# PROBLEM STATEMENT:
Please report every line from the material that contains the word "with".

# INPUT DATA:
--
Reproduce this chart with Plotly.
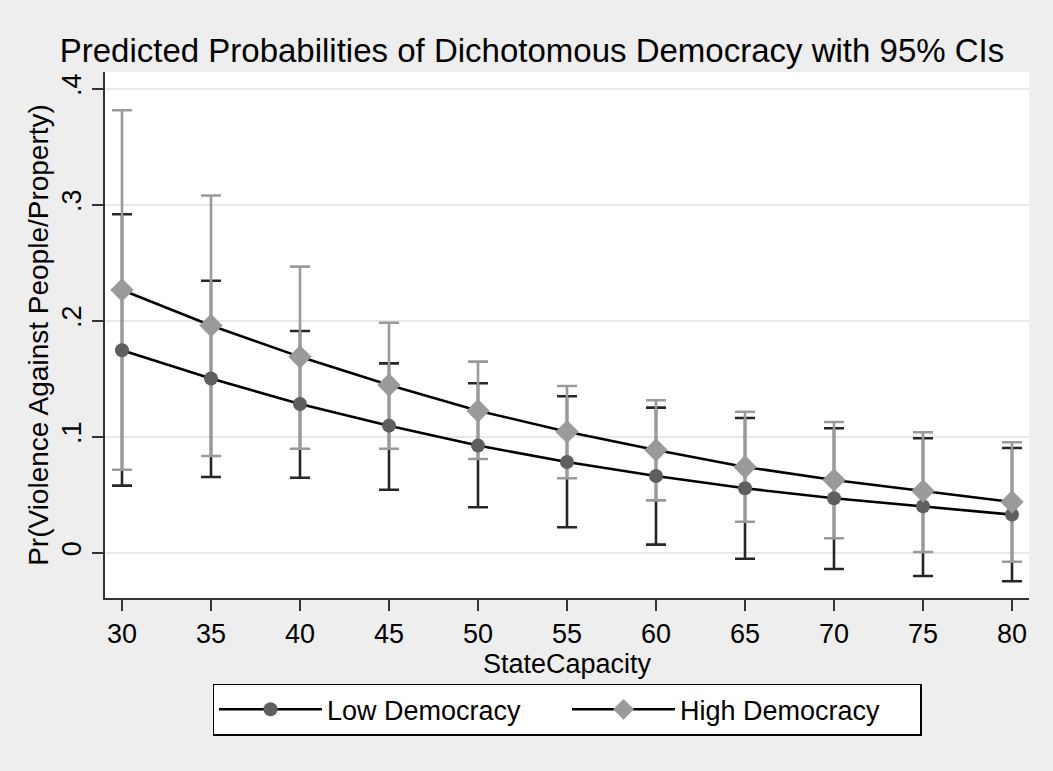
--
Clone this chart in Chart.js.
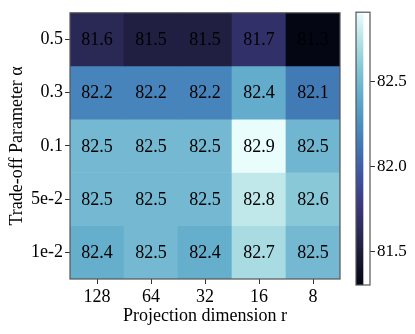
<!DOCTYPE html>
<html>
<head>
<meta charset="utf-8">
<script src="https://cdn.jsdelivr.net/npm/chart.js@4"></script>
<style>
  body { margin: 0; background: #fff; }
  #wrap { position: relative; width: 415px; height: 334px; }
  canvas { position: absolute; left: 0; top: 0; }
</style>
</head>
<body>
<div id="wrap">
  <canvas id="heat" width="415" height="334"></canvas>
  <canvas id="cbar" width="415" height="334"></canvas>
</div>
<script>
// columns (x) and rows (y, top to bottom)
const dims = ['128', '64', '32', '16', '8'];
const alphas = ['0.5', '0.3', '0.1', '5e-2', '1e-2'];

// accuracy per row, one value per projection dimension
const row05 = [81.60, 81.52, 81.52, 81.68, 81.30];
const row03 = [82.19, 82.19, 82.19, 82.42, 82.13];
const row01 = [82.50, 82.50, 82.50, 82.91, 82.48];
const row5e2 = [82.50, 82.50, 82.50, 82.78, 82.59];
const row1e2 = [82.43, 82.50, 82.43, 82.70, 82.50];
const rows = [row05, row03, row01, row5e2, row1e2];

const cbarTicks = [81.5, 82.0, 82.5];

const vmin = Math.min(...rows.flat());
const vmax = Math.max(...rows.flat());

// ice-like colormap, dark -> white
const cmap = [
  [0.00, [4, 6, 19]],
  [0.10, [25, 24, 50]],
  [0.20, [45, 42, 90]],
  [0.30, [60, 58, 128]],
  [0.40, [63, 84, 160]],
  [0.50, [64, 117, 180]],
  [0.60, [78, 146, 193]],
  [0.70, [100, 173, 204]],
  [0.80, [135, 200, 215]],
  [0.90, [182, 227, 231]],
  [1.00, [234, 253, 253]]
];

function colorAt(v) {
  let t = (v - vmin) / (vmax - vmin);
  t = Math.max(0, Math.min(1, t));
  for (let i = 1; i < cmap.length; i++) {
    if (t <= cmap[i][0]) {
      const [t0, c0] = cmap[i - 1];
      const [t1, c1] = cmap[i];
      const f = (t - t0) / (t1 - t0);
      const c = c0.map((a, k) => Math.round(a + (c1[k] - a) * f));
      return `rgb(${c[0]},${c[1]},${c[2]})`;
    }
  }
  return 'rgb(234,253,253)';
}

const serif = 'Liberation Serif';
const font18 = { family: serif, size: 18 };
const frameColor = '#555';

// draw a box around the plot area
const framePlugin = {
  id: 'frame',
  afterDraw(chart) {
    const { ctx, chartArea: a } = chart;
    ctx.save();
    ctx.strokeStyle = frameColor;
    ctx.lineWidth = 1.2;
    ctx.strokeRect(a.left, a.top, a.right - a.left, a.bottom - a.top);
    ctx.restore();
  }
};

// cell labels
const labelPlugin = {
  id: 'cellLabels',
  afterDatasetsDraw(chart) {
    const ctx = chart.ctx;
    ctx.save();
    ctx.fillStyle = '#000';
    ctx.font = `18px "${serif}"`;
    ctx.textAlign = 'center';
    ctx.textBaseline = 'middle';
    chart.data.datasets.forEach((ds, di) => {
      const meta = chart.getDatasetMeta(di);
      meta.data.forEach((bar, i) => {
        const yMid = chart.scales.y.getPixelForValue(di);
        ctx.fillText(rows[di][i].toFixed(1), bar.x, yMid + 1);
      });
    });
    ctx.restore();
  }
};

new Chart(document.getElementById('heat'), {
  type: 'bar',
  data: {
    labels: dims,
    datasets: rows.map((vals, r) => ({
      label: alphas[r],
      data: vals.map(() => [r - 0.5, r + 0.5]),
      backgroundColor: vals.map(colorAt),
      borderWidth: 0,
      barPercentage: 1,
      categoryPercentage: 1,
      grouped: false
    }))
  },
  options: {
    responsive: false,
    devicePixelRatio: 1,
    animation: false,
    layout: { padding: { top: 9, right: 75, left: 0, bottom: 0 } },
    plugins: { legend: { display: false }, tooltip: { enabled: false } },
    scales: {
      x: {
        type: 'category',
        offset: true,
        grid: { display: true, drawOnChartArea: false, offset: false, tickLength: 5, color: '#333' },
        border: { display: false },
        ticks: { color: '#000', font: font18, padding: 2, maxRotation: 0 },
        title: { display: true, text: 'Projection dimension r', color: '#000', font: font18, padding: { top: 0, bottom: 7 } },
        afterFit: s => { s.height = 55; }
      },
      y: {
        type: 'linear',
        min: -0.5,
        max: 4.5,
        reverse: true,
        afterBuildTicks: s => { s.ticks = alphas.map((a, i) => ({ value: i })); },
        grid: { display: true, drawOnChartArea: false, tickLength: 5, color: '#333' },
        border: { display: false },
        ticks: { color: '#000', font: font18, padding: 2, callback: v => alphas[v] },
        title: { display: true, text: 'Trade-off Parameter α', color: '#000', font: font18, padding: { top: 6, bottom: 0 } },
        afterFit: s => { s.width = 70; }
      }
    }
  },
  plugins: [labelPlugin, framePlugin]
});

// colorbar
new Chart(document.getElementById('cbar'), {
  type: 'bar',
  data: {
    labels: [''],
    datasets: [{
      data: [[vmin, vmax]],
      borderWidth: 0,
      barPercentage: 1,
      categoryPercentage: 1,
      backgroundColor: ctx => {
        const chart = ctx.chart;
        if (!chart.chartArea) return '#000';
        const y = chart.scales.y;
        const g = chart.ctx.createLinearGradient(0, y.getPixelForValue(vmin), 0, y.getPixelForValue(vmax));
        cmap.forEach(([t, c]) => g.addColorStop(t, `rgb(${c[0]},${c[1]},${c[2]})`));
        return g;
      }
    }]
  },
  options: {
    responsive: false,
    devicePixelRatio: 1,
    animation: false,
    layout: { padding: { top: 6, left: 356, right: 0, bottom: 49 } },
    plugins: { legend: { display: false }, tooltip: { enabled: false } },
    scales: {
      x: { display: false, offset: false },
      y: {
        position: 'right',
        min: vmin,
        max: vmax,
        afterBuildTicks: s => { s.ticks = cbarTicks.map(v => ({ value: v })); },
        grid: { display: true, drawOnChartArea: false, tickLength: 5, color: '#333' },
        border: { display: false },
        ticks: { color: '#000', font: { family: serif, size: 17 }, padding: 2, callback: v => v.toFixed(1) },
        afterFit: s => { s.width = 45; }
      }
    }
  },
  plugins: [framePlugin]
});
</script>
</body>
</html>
--
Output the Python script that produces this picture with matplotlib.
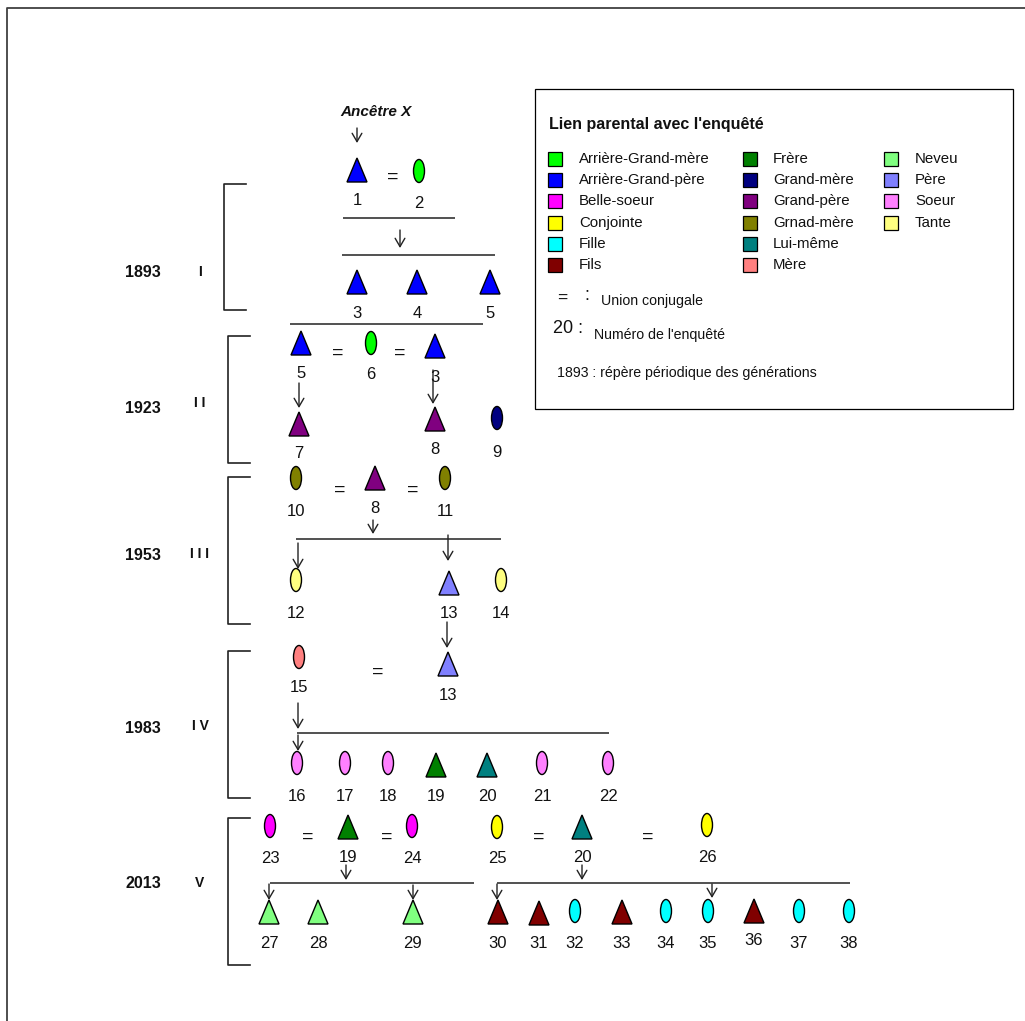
--
# EXERCISE RESPONSE:
Reproduce this chart with Plotly.
Output the Python script that produces this picture with matplotlib.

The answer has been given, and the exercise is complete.